Flash memory obsolete in three years?

By Michael Kanellos, CNET News.com
Thursday, August 02, 2007 03:19 PM

A number of companies have been toiling away for years in Palo Alto to find a replacement for flash memory.

Nanochip, a relatively small company that has received VC funds from Intel, among others, said it will come out with a device in 2010 that will hold eight times as much data as flash. Additionally, the device's cost per gigabyte will be two to four times less, says Nanochip CEO Gordon Knight.

Many solutions have been proposed for replacing flash--phase change memory, spintronics, silicon nanocrystals--and so far no clear winner has emerged. Phase change memory, which involves heating microscopic points on CD-like media to record data, seems to be the current leader. It isn't perfect. No less a luminary than Intel co-founder Gordon Moore said it was just around the corner, in 1970.

Nanochip, in fact, until recently worked on phase change memory, admitted Knight. Heating up those microscopic points, though, has proven difficult. As a result, the company switched to a new type of device about a year ago.

Nanochip's upcoming product technically isn't a chip. It is three chips. The bottom layer consists of silicon. Tiny actuators, or arms, are created and stick out from the silicon. These actuators, in turn, record data onto an overhead media layer. The whole thing is then capped with another chip. So think of it as the club sandwich of futuristic memory solutions.

In a sense, it is similar to IBM's Millipede prototype, which has effectively been abandoned. With Millipede, tiny actuators heated up microscopic points on media.

Nanochip doesn't use heat.
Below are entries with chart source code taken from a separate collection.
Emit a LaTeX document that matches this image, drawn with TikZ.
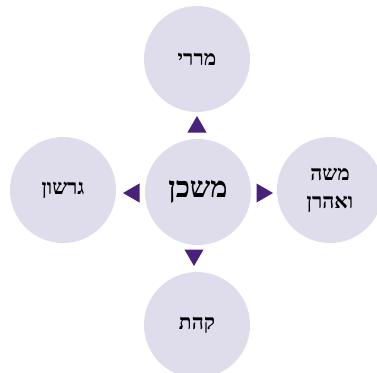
\documentclass[tikz,border=0pt]{standalone}
\usepackage{fontspec}
\usetikzlibrary{shapes.geometric}
\TeXXeTstate=1
\newfontfamily\hebfont[Script=Hebrew]{Liberation Serif}
\definecolor{lilac}{HTML}{DFDCEC}
\definecolor{grape}{HTML}{47217A}

\begin{document}
\begin{tikzpicture}[x=1pt, y=-1pt,
      circ/.style={circle, fill=lilac, minimum size=106pt, inner sep=0pt, align=center, font=\hebfont\bfseries\fontsize{21}{28}\selectfont},
      hub/.style={circ, font=\hebfont\bfseries\fontsize{29}{32}\selectfont},
      tri/.style={regular polygon, regular polygon sides=3, fill=grape, minimum size=22pt, inner sep=0pt}
    ]
      \clip (0,0) rectangle (377,372);
      \node[hub]  (mishkan) at (198,192) {\beginR משכן\endR};
      \node[circ] (merari)  at (197,59)  {\beginR מררי\endR};
      \node[circ] (gershon) at (63,190)  {\beginR גרשון\endR};
      \node[circ] (moshe)   at (330,190) {\beginR משה\endR\\\beginR ואהרן\endR};
      \node[circ] (kehat)   at (197,325) {\beginR קהת\endR};
      % arrowheads between the circles
      \node[tri] (tup)    at (197,127)   {};
      \node[tri, shape border rotate=180] (tdown)  at (194,255) {};
      \node[tri, shape border rotate=90]  (tleft)  at (134,193) {};
      \node[tri, shape border rotate=270] (tright) at (262,193) {};
    \end{tikzpicture}
\end{document}
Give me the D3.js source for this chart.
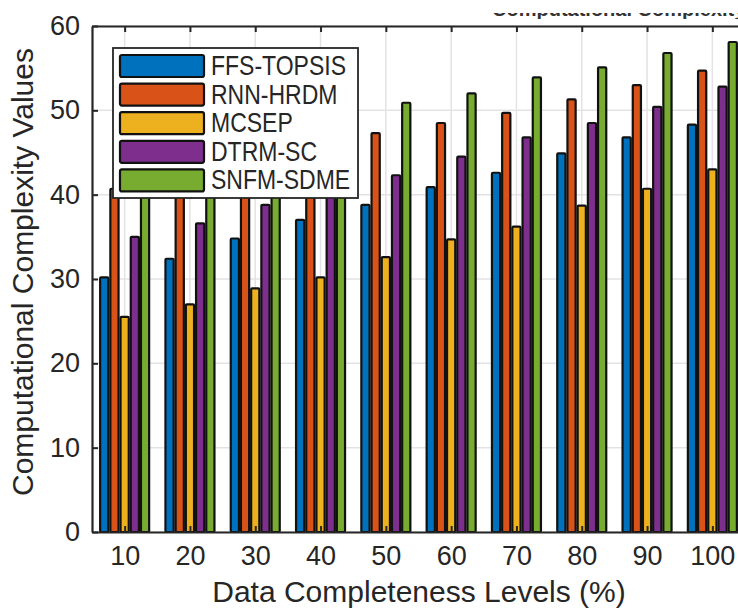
<!DOCTYPE html>
<html>
<head>
<meta charset="utf-8">
<script src="https://cdn.jsdelivr.net/npm/d3@7"></script>
<style>
  body { margin: 0; background: #fff; overflow: hidden; }
  svg { display: block; font-family: "Liberation Sans", Arial, sans-serif; }
</style>
</head>
<body>
<div id="chart"></div>
<script>
// ---- data
var levels = [10, 20, 30, 40, 50, 60, 70, 80, 90, 100];
var seriesNames = ["FFS-TOPSIS", "RNN-HRDM", "MCSEP", "DTRM-SC", "SNFM-SDME"];
var ffsTopsis = [30.2, 32.4, 34.8, 37.0, 38.8, 40.9, 42.6, 44.9, 46.8, 48.3];
var rnnHrdm   = [40.7, 42.4, 44.1, 45.8, 47.3, 48.5, 49.7, 51.3, 53.0, 54.7];
var mcsep     = [25.5, 27.0, 28.9, 30.2, 32.6, 34.7, 36.2, 38.7, 40.7, 43.0];
var dtrmSc    = [35.0, 36.6, 38.8, 40.7, 42.3, 44.5, 46.8, 48.5, 50.4, 52.8];
var snfmSdme  = [45.2, 46.6, 47.9, 49.4, 50.9, 52.0, 53.9, 55.1, 56.8, 58.1];
var yTicks = [0, 10, 20, 30, 40, 50, 60];

var colors = ["#0072BD", "#D95319", "#EDB120", "#7E2F8E", "#77AC30"];
var allSeries = [ffsTopsis, rnnHrdm, mcsep, dtrmSc, snfmSdme];

var W = 738, H = 608;
var mLeft = 92, mTop = 26, mBottom = 532, mRight = 745;
var axisColor = "#262626";

var svg = d3.select("#chart").append("svg")
    .attr("width", W)
    .attr("height", H);

var x = d3.scaleLinear().domain([5, 105]).range([mLeft, mRight]);
var y = d3.scaleLinear().domain([0, 60]).range([mBottom, mTop]);
var inner = d3.scaleBand().domain(seriesNames).range([-25.5, 25.5]);

// title, cropped away at the top of the source image
svg.append("clipPath")
    .attr("id", "titleClip")
    .append("rect")
    .attr("x", 0).attr("y", 13)
    .attr("width", W).attr("height", 6);

svg.append("text")
    .attr("clip-path", "url(#titleClip)")
    .attr("x", 492)
    .attr("y", 16)
    .attr("font-size", 20)
    .attr("font-weight", "bold")
    .attr("fill", "#333")
    .text("Computational Complexity");

// grid
var grid = svg.append("g").attr("class", "grid");
yTicks.forEach(function(t) {
    grid.append("line")
        .attr("x1", mLeft).attr("x2", mRight)
        .attr("y1", y(t)).attr("y2", y(t))
        .attr("stroke", "#e3e3e3").attr("stroke-width", 1.5);
});
levels.forEach(function(l) {
    grid.append("line")
        .attr("x1", x(l)).attr("x2", x(l))
        .attr("y1", mTop).attr("y2", mBottom)
        .attr("stroke", "#e3e3e3").attr("stroke-width", 1.5);
});

// bars
var bars = svg.append("g").attr("class", "bars");
allSeries.forEach(function(vals, s) {
    bars.selectAll(".s" + s)
        .data(vals)
        .enter().append("rect")
        .attr("class", "s" + s)
        .attr("x", function(d, i) { return x(levels[i]) + inner(seriesNames[s]) + 1; })
        .attr("width", inner.bandwidth() - 2)
        .attr("y", function(d) { return y(d); })
        .attr("height", function(d) { return y(0) - y(d); })
        .attr("rx", 1)
        .attr("fill", colors[s])
        .attr("stroke", "#111")
        .attr("stroke-width", 2.2);
});

// axes
var xAxis = d3.axisBottom(x).tickValues(levels).tickSize(-6).tickPadding(14).tickSizeOuter(0);
var gx = svg.append("g")
    .attr("transform", "translate(0," + mBottom + ")")
    .call(xAxis);
var xTop = d3.axisTop(x).tickValues(levels).tickSize(-6).tickFormat("").tickSizeOuter(0);
var gxt = svg.append("g")
    .attr("transform", "translate(0," + mTop + ")")
    .call(xTop);
var yAxis = d3.axisLeft(y).tickValues(yTicks).tickSize(-6).tickPadding(12).tickSizeOuter(0);
var gy = svg.append("g")
    .attr("transform", "translate(" + mLeft + ",0)")
    .call(yAxis);

[gx, gxt, gy].forEach(function(g) {
    g.select(".domain").attr("stroke", axisColor).attr("stroke-width", 2.2);
    g.selectAll(".tick line").attr("stroke", axisColor).attr("stroke-width", 2);
    g.selectAll(".tick text")
        .attr("fill", axisColor)
        .attr("font-size", 27)
        .attr("font-family", "Liberation Sans, Arial, sans-serif");
});

// labels
svg.append("text")
    .attr("x", 419)
    .attr("y", 602)
    .attr("text-anchor", "middle")
    .attr("font-size", 30)
    .attr("fill", axisColor)
    .text("Data Completeness Levels (%)");

svg.append("text")
    .attr("transform", "translate(33,272) rotate(-90)")
    .attr("text-anchor", "middle")
    .attr("font-size", 30)
    .attr("fill", axisColor)
    .text("Computational Complexity Values");

// legend
var legend = svg.append("g")
    .attr("class", "legend")
    .attr("transform", "translate(113,48)");

legend.append("rect")
    .attr("width", 245)
    .attr("height", 150)
    .attr("fill", "#fff")
    .attr("stroke", axisColor)
    .attr("stroke-width", 1.8);

seriesNames.forEach(function(name, i) {
    var row = legend.append("g")
        .attr("transform", "translate(0," + (7 + i * 28.6) + ")");
    row.append("rect")
        .attr("x", 7)
        .attr("y", 0)
        .attr("width", 84)
        .attr("height", 22)
        .attr("rx", 2)
        .attr("fill", colors[i])
        .attr("stroke", "#111")
        .attr("stroke-width", 2.2);
    row.append("text")
        .attr("transform", "translate(98,20) scale(1,1.2)")
        .attr("font-size", 23)
        .attr("fill", axisColor)
        .text(name);
});
</script>
</body>
</html>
The actuators change the polarization of a microscopic point. Thus, the company uses electronics rather than heat. This means that data recording will be more accurate and the chip will last longer, Knight says.

The company can also make its underlying silicon chip on fairly old 180-nanometer processes.

"We can use fully depreciated manufacturing lines," he said. "There is nothing high resolution about making these chips."

Knight provided these details during a presentation here at the AlwaysOn Stanford Summit and in a meeting.